800 mujeres asesinadas en España desde 2003.

800 vidas arrebatadas.

800 universos calcinados.

La cifra es alarmante. Difícil de creer. Profundamente dolorosa. Y exige a gritos una reacción a todos los niveles. Sin embargo, esa reacción -tras el último doble crimen sucedido en Cuenca- vuelve a resumirse en las condolencias de tal o cual (ir)responsable político y en los habituales minutos de silencios en los que mostramos una repulsa callada ante lo que necesita una respuesta contundente y activa.

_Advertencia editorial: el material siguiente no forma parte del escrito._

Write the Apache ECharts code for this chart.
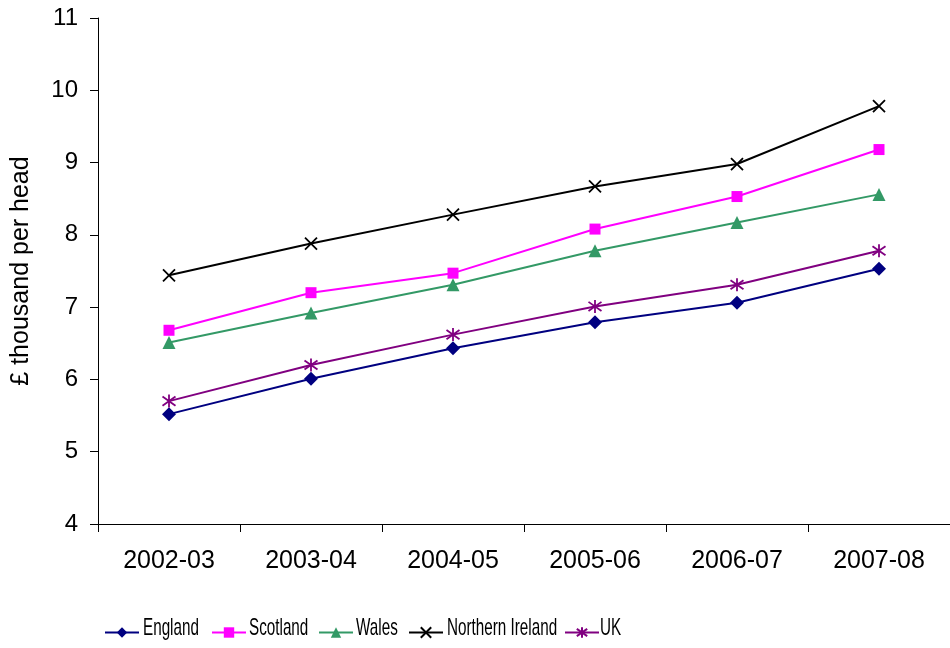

El asesinato es la expresión última y más terrible del machismo con el que convivimos cada día. Ese machismo que aún hay quien niega y que, en sus expresiones micro, crea el caldo de cultivo para que la violencia de género sea uno de los problemas más graves de nuestra sociedad. Un problema que, curiosamente, no aparece entre nuestras principales preocupaciones en las encuestas. Será porque hasta en eso actúa la misoginia: no solo se invisibiliza a la mujer, también a los crímenes de que son víctimas.

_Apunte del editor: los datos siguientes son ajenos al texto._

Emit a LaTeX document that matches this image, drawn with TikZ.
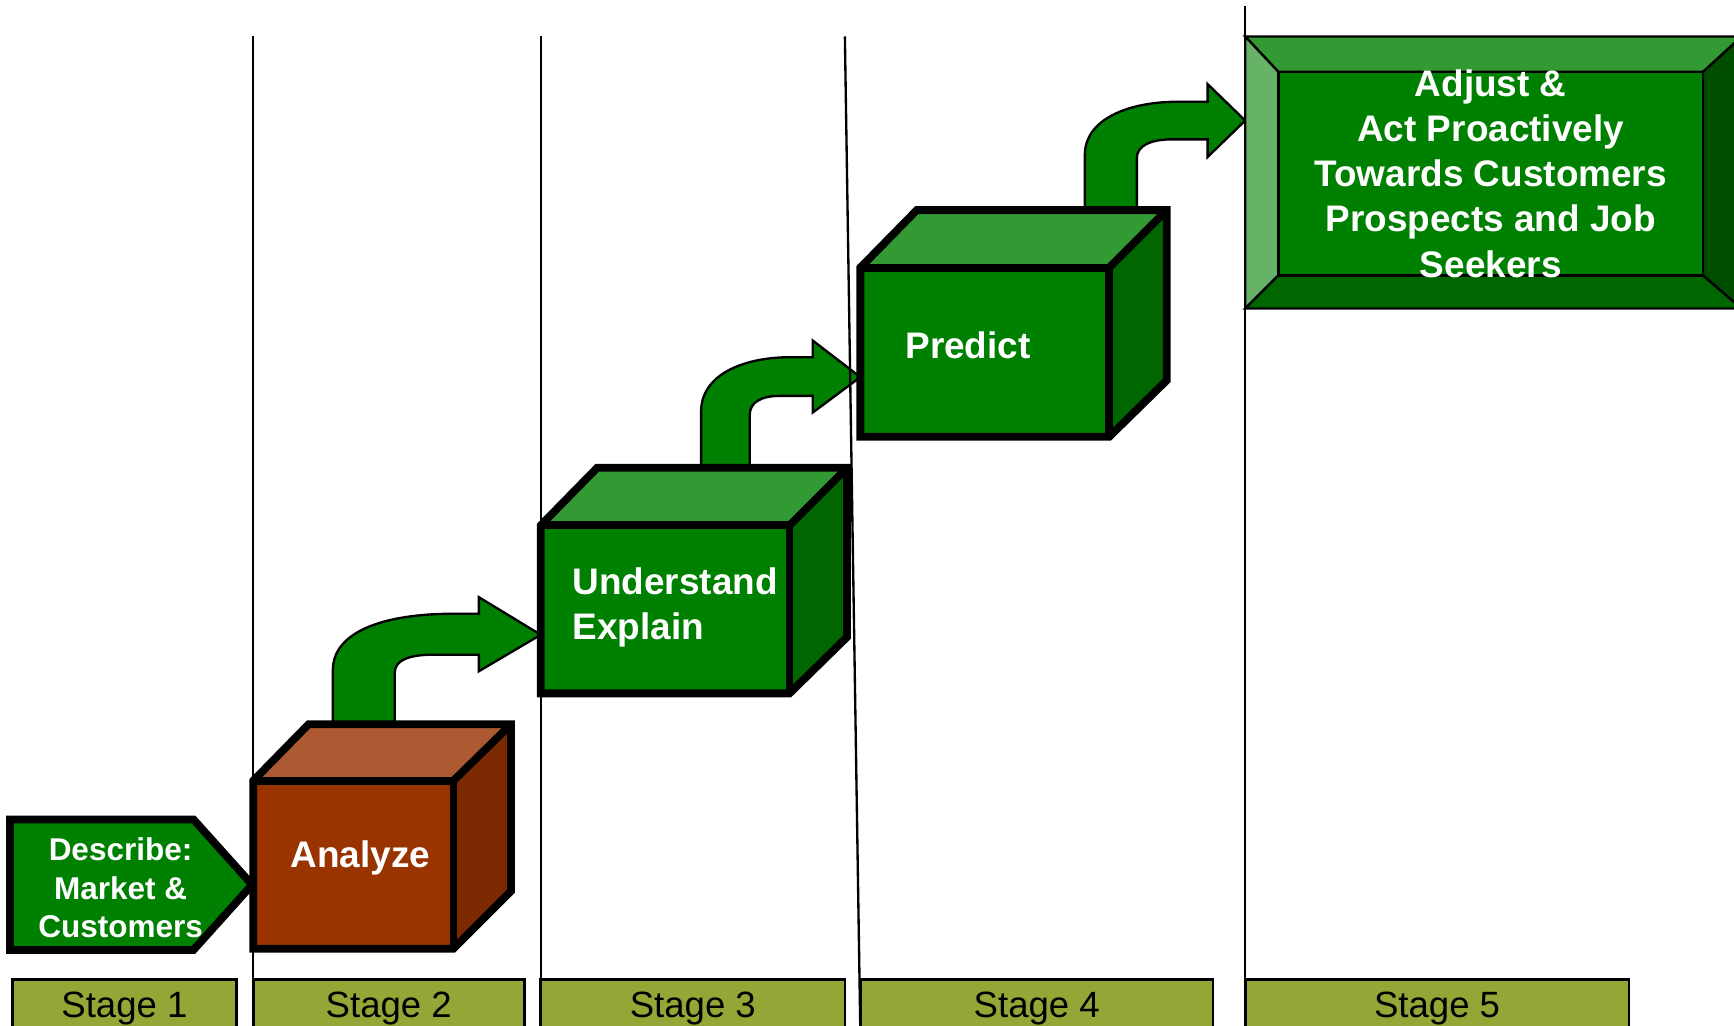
\documentclass[tikz,border=0pt]{standalone}
\usepackage{fontspec}
\setmainfont{Liberation Sans}

\definecolor{boxgreen}{HTML}{008000}
\definecolor{topgreen}{HTML}{339933}
\definecolor{sidegreen}{HTML}{006600}
\definecolor{lightbevel}{HTML}{66B266}
\definecolor{darkbevel}{HTML}{004D00}
\definecolor{boxbrown}{HTML}{993300}
\definecolor{topbrown}{HTML}{AD5A33}
\definecolor{sidebrown}{HTML}{7A2900}
\definecolor{stageolive}{HTML}{93A636}

\tikzset{
  cubeedge/.style={draw=black, line width=2pt, line join=miter},
  bendarrow/.style={draw=black, line width=0.6pt, fill=boxgreen},
  bevel/.style={draw=black, line width=0.6pt},
  stagebox/.style={draw=black, line width=0.7pt, fill=stageolive},
  divider/.style={black, line width=0.6pt},
  biglabel/.style={text=white, inner sep=0pt, font=\fontsize{9.5}{11.6}\selectfont\bfseries},
  smalllabel/.style={text=white, inner sep=0pt, font=\fontsize{8.1}{9.9}\selectfont\bfseries},
  stagelabel/.style={text=black, inner sep=0pt, font=\fontsize{9.4}{11}\selectfont}
}

\begin{document}
\begin{tikzpicture}[x=0.01cm, y=-0.01cm]

  \useasboundingbox (0,0) rectangle (1568,927);

  %% ---- Stage bar ----
  \foreach \i/\xl/\xr in {1/11/214, 2/229/474, 3/489/764, 4/778/1097, 5/1126/1473} {
    \filldraw[stagebox] (\xl,886) rectangle (\xr,935);
    \node[stagelabel] (stage\i) at ({(\xl+\xr)/2},912) {Stage \i};
  }

  %% ---- Bent arrows ----
  \filldraw[bendarrow] (301,655) -- (301,606)
    .. controls (301,572) and (345,555) .. (410,555) -- (433,555)
    -- (433,540) -- (489,574) -- (433,607) -- (433,592) -- (392,592)
    .. controls (370,592) and (357,597) .. (357,608) -- (357,655) -- cycle;

  \filldraw[bendarrow] (634,423) -- (634,372)
    .. controls (634,340) and (670,323) .. (715,323) -- (735,323)
    -- (735,308) -- (778,341) -- (735,373) -- (735,358) -- (705,358)
    .. controls (688,358) and (678,364) .. (678,375) -- (678,423) -- cycle;

  \filldraw[bendarrow] (981,190) -- (981,140)
    .. controls (981,108) and (1020,92) .. (1065,92) -- (1092,92)
    -- (1092,76) -- (1126,109) -- (1092,142) -- (1092,126) -- (1060,126)
    .. controls (1040,126) and (1028,132) .. (1028,143) -- (1028,190) -- cycle;

  %% ---- Stage 1: describe ----
  \filldraw[cubeedge, fill=boxgreen] (9,741) -- (175,741) -- (228,800)
    -- (175,859) -- (9,859) -- cycle;
  \node[smalllabel, align=center] (describe) at (109,803)
    {Describe:\\Market \&\\Customers};

  %% ---- Stage 2: analyze cube ----
  \fill[topbrown] (229,706) -- (279,655) -- (462,655) -- (410,706) -- cycle;
  \fill[sidebrown] (410,706) -- (462,655) -- (462,806) -- (410,858) -- cycle;
  \fill[boxbrown] (229,706) rectangle (410,858);
  \draw[cubeedge] (229,858) -- (229,706) -- (279,655) -- (462,655) -- (462,806) -- (410,858) -- cycle;
  \draw[cubeedge] (229,706) -- (410,706) -- (410,858);
  \draw[cubeedge] (410,706) -- (462,655);
  \node[biglabel] (analyze) at (326,776) {Analyze};

  %% ---- Stage 3: understand cube ----
  \fill[topgreen] (489,475) -- (540,423) -- (766,423) -- (714,475) -- cycle;
  \fill[sidegreen] (714,475) -- (766,423) -- (766,576) -- (714,627) -- cycle;
  \fill[boxgreen] (489,475) rectangle (714,627);
  \draw[cubeedge] (489,627) -- (489,475) -- (540,423) -- (766,423) -- (766,576) -- (714,627) -- cycle;
  \draw[cubeedge] (489,475) -- (714,475) -- (714,627);
  \draw[cubeedge] (714,475) -- (766,423);
  \node[biglabel, align=left, anchor=west] (understand) at (517,549)
    {Understand\\Explain};

  %% ---- Stage 4: predict cube ----
  \fill[topgreen] (778,242) -- (829,190) -- (1055,190) -- (1003,242) -- cycle;
  \fill[sidegreen] (1003,242) -- (1055,190) -- (1055,344) -- (1003,395) -- cycle;
  \fill[boxgreen] (778,242) rectangle (1003,395);
  \draw[cubeedge] (778,395) -- (778,242) -- (829,190) -- (1055,190) -- (1055,344) -- (1003,395) -- cycle;
  \draw[cubeedge] (778,242) -- (1003,242) -- (1003,395);
  \draw[cubeedge] (1003,242) -- (1055,190);
  \node[biglabel, anchor=west] (predict) at (818,312) {Predict};

  %% ---- Stage 5: bevelled box ----
  \filldraw[bevel, fill=topgreen]   (1126,33) -- (1575,33) -- (1540,65) -- (1156,65) -- cycle;
  \filldraw[bevel, fill=lightbevel] (1126,33) -- (1156,65) -- (1156,249) -- (1126,279) -- cycle;
  \filldraw[bevel, fill=sidegreen]  (1126,279) -- (1156,249) -- (1540,249) -- (1575,279) -- cycle;
  \filldraw[bevel, fill=darkbevel]  (1540,65) -- (1575,33) -- (1575,279) -- (1540,249) -- cycle;
  \filldraw[bevel, fill=boxgreen]   (1156,65) rectangle (1540,249);
  \node[biglabel, align=center] (adjust) at (1348,157)
    {Adjust \&\\Act Proactively\\Towards Customers\\Prospects and Job\\Seekers};

  %% ---- Dividers ----
  \draw[divider] (229,33) -- (229,935);
  \draw[divider] (489,33) -- (489,935);
  \draw[divider] (764,33) -- (778,935);
  \draw[divider] (1126,5) -- (1126,935);

\end{tikzpicture}
\end{document}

Términos como «feminazi» o afirmaciones tan extendidas como la de «yo soy no soy ni feminista ni machista» son algunas de las lindezas con las que convivimos día a día. Como si defender la igualdad entre mujeres y hombres (feminismo) pudiera compararse a la discriminación de la mujer (machismo). Pero el discurso heteropatricarcal ha calado de nuevo y es alarmante escuchar conversaciones al respecto o, peor aún, observar cómo han variado las relaciones entre (muchos) adolescentes, en  un viraje hacia unos patrones de género que creíamos superados. Responsabilidad en ello tienen también los modelos de relaciones que les plantea cierto tipo de ficción, donde la protagonista de tal o cual novela sufre cual mártir el violento carácter del macarra de turno, consciente de que el amor verdadero «es así» y sabiendo que, al final, ella acabará cambiándolo. La mujer pasiva y el héroe castigador, todo un prodigio literario y social convertido en superventas.

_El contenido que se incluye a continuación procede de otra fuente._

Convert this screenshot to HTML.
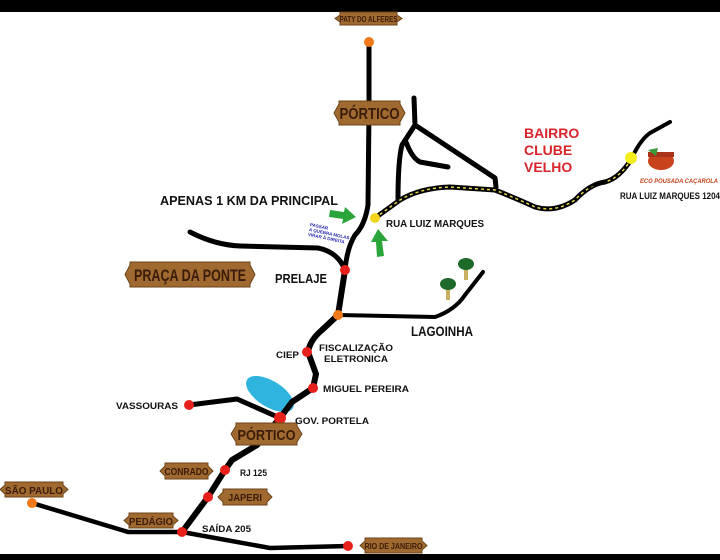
<!DOCTYPE html>
<html><head><meta charset="utf-8"><style>
html,body{margin:0;padding:0;background:#fff}
svg{display:block}
text{font-family:"Liberation Sans",sans-serif;font-weight:bold}
</style></head><body>
<svg width="720" height="560" viewBox="0 0 720 560" xmlns="http://www.w3.org/2000/svg">
<rect width="720" height="560" fill="#fff"/>
<rect x="0" y="0" width="720" height="12" fill="#000"/>
<rect x="0" y="554" width="720" height="6" fill="#000"/>

<!-- lake -->
<ellipse cx="270" cy="394" rx="27" ry="13" transform="rotate(32 270 394)" fill="#2fb4e0"/>

<g fill="none" stroke="#000" stroke-linecap="round" stroke-linejoin="round">
<!-- main north road -->
<path d="M369,42 L369,110 L368,205 Q365,225 355,235 Q347,248 345,270" stroke-width="5"/>
<!-- prelaje road -->
<path d="M190,232 Q215,245 240,246 L318,248 Q338,252 345,270" stroke-width="5"/>
<!-- main south -->
<path d="M345,270 L338,315 L322,330 Q310,340 308,352 L316,374 L313,388 L292,402 L280,418 L257,445 L232,460 L225,470 L208,497 L182,532" stroke-width="6"/>
<!-- lagoinha -->
<path d="M338,315 L435,317 Q455,310 465,295 L483,272" stroke-width="4"/>
<!-- vassouras -->
<path d="M189,405 L237,399 L280,418" stroke-width="5"/>
<!-- sao paulo / rio -->
<path d="M32,503 L128,532 L182,532 L270,548 L348,546" stroke-width="4.5"/>
<!-- bairro roads -->
<path d="M414,98 L415,125 L495,178 L496,187" stroke-width="5"/>
<path d="M415,125 L402,145 Q398,160 398,200" stroke-width="5"/>
<path d="M406,142 Q412,158 420,162 L448,167" stroke-width="5"/>
<path d="M632,158 Q640,140 650,133 L670,122" stroke-width="4"/>
</g>
<!-- dashed road -->
<path d="M375,218 L400,200 Q420,188 450,187 L495,190 Q520,200 535,207 Q555,213 575,200 Q590,184 605,182 Q620,178 632,158" fill="none" stroke="#000" stroke-width="5"/>
<path d="M375,218 L400,200 Q420,188 450,187 L495,190 Q520,200 535,207 Q555,213 575,200 Q590,184 605,182 Q620,178 632,158" fill="none" stroke="#e5d94a" stroke-width="1.5" stroke-dasharray="3 3"/>
<path d="M605,182 Q596,184 590,186" fill="none" stroke="#000" stroke-width="2"/>

<!-- dots -->
<g>
<circle cx="369" cy="42" r="5" fill="#f07a1a"/>
<circle cx="375" cy="218" r="5" fill="#f5d51c"/>
<circle cx="631" cy="158" r="6" fill="#f5ec1c"/>
<circle cx="345" cy="270" r="5" fill="#e8201c"/>
<circle cx="338" cy="315" r="5" fill="#f07a1a"/>
<circle cx="307" cy="352" r="5" fill="#e8201c"/>
<circle cx="313" cy="388" r="5" fill="#e8201c"/>
<circle cx="280" cy="418" r="6" fill="#e8201c"/>
<circle cx="189" cy="405" r="5" fill="#e8201c"/>
<circle cx="225" cy="470" r="5" fill="#e8201c"/>
<circle cx="208" cy="497" r="5" fill="#e8201c"/>
<circle cx="182" cy="532" r="5" fill="#e8201c"/>
<circle cx="32" cy="503" r="5" fill="#f07a1a"/>
<circle cx="348" cy="546" r="5" fill="#e8201c"/>
</g>

<!-- green arrows -->
<path d="M330,210 L344,212 L345,207 L356,217 L342,224 L343,219 L329,217 Z" fill="#2aa53a"/>
<path d="M377,257 L384,256 L382,241 L388,241 L378,229 L371,242 L376,242 Z" fill="#2aa53a"/>

<!-- trees -->
<rect x="464" y="268" width="4" height="12" fill="#c9b060"/>
<ellipse cx="466" cy="264" rx="8" ry="6" fill="#1e6a2a"/>
<rect x="446" y="288" width="4" height="12" fill="#c9b060"/>
<ellipse cx="448" cy="284" rx="8" ry="6" fill="#1e6a2a"/>

<!-- pot -->
<ellipse cx="661" cy="161" rx="13" ry="9" fill="#c8431c"/>
<rect x="648" y="152" width="26" height="5" fill="#a8321a"/>
<path d="M648,150 L658,148 L656,156 Z" fill="#3a9a3a"/>

<!-- signs -->
<g fill="#a0692f" stroke="#6b4418" stroke-width="1">
<path d="M340,12 h57 v3 l5,3.5 l-5,3.5 v3 h-57 v-3 l-5,-3.5 l5,-3.5z"/>
<path d="M339,101 h61 v3 l5,9 l-5,9 v3 h-61 v-3 l-5,-9 l5,-9z"/>
<path d="M130,262 h120 v3 l5,9.5 l-5,9.5 v3 h-120 v-3 l-5,-9.5 l5,-9.5z"/>
<path d="M236,423 h61 v3 l5,8 l-5,8 v3 h-61 v-3 l-5,-8 l5,-8z"/>
<path d="M165,463 h43 v3 l5,5 l-5,5 v3 h-43 v-3 l-5,-5 l5,-5z"/>
<path d="M223,489 h44 v3 l5,5 l-5,5 v3 h-44 v-3 l-5,-5 l5,-5z"/>
<path d="M129,513 h44 v3 l5,4.5 l-5,4.5 v3 h-44 v-3 l-5,-4.5 l5,-4.5z"/>
<path d="M5,482 h58 v3 l5,4.5 l-5,4.5 v3 h-58 v-3 l-5,-4.5 l5,-4.5z"/>
<path d="M365,538 h57 v3 l5,4.5 l-5,4.5 v3 h-57 v-3 l-5,-4.5 l5,-4.5z"/>
</g>
<g fill="#3a1c0a" text-anchor="middle">
<text x="368.5" y="22" font-size="8" textLength="58" lengthAdjust="spacingAndGlyphs">PATY DO ALFERES</text>
<text x="369.5" y="119" font-size="16" textLength="60" lengthAdjust="spacingAndGlyphs">PÓRTICO</text>
<text x="190" y="281" font-size="17" textLength="112" lengthAdjust="spacingAndGlyphs">PRAÇA DA PONTE</text>
<text x="266.5" y="440" font-size="15" textLength="58" lengthAdjust="spacingAndGlyphs">PÓRTICO</text>
<text x="186.5" y="475" font-size="10" textLength="44" lengthAdjust="spacingAndGlyphs">CONRADO</text>
<text x="245" y="501" font-size="10" textLength="34" lengthAdjust="spacingAndGlyphs">JAPERI</text>
<text x="151" y="525" font-size="10" textLength="44" lengthAdjust="spacingAndGlyphs">PEDÁGIO</text>
<text x="34" y="494" font-size="10" textLength="58" lengthAdjust="spacingAndGlyphs">SÃO PAULO</text>
<text x="393.5" y="549" font-size="8" textLength="58" lengthAdjust="spacingAndGlyphs">RIO DE JANEIRO</text>
</g>

<!-- labels -->
<g fill="#111">
<text x="160" y="205" font-size="13" textLength="178" lengthAdjust="spacingAndGlyphs">APENAS 1 KM DA PRINCIPAL</text>
<text x="386" y="227" font-size="10.5" textLength="98" lengthAdjust="spacingAndGlyphs">RUA LUIZ MARQUES</text>
<text x="620" y="199" font-size="9" textLength="100" lengthAdjust="spacingAndGlyphs">RUA LUIZ MARQUES 1204</text>
<text x="275" y="283" font-size="13" textLength="52" lengthAdjust="spacingAndGlyphs">PRELAJE</text>
<text x="411" y="336" font-size="14" textLength="62" lengthAdjust="spacingAndGlyphs">LAGOINHA</text>
<text x="276" y="358" font-size="9" textLength="23" lengthAdjust="spacingAndGlyphs">CIEP</text>
<text x="319" y="351" font-size="9" textLength="74" lengthAdjust="spacingAndGlyphs">FISCALIZAÇÃO</text>
<text x="324" y="362" font-size="9" textLength="64" lengthAdjust="spacingAndGlyphs">ELETRONICA</text>
<text x="323" y="392" font-size="9" textLength="86" lengthAdjust="spacingAndGlyphs">MIGUEL PEREIRA</text>
<text x="116" y="409" font-size="9" textLength="62" lengthAdjust="spacingAndGlyphs">VASSOURAS</text>
<text x="295" y="424" font-size="9" textLength="74" lengthAdjust="spacingAndGlyphs">GOV. PORTELA</text>
<text x="240" y="476" font-size="9" textLength="27" lengthAdjust="spacingAndGlyphs">RJ 125</text>
<text x="202" y="532" font-size="9" textLength="49" lengthAdjust="spacingAndGlyphs">SAÍDA 205</text>
</g>
<g fill="#d8242a" font-size="14">
<text x="524" y="138">BAIRRO</text>
<text x="524" y="155">CLUBE</text>
<text x="524" y="172">VELHO</text>
</g>
<text x="640" y="183" font-size="6" fill="#c8431c" font-style="italic" textLength="78" lengthAdjust="spacingAndGlyphs">ECO POUSADA CAÇAROLA</text>
<g fill="#2a2ab0" font-size="4.5" transform="rotate(12 310 225)">
<text x="310" y="226">PASSAR</text>
<text x="310" y="231">A QUEBRA MOLAS</text>
<text x="310" y="236">VIRAR À DIREITA</text>
</g>
</svg>
</body></html>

El micromachismo es sutil, porque su eficacia radica en que parezca que no exista. Pero existe y horada, gota a gota, la igualdad que tanto tiempo nos ha costado -y sigue costando- construir. Del micro al macro solo hay que dar algunos pasos, ni siquiera mucho, los justos para cambiar los titulares sobre los crímenes de la violencia de género por las (supuestas) denuncias falsas al respecto. O para sustituir una «mujer asesinada» por una «mujer muerta» en un titular.

Entre tanto, y mientras esperamos -como a Godot- un pacto de Estado contra el terrorismo machista, seguimos preguntándonos cómo es posible que no haya prevención educativa suficiente para trabajar a favor en contra de la violencia y la misoginia. ¿Qué lugar ocupa la igualdad en nuestros contenidos educativos? ¿En qué nivel de la ESO o de Bachillerato se trabaja? ¿Dónde se esconde, más allá de la transversalidad y de la buena voluntad de docentes y centros, el trabajo de la igualdad en el aula? No está ni se la espera, así de sencillo. Algo asomó en la ya extinta Educación para la Ciudadanía, pero estamos demasiado ocupados resolviendo polinomios y analizando sintagmas como para educar contra la violencia y prevenir así cifras como esas 800 muertes que estremecen de solo pronunciarlas.

Por eso no podemos combatir la violencia con silencio. Hay que combatirla con acciones. Con palabras. Con un uso no sexista del lenguaje (ya está bien de niñas que son «princesas» y niños que son «campeones»). Con un análisis consciente y crítico de la realidad. Con una educación que trabaje la igualdad. Y con medidas legales y judiciales que castiguen con severidad la violencia y protejan, de verdad, a las víctimas. El silencio, en una guerra como esta, no soluciona nada. Las armas son la educación. Y la ley.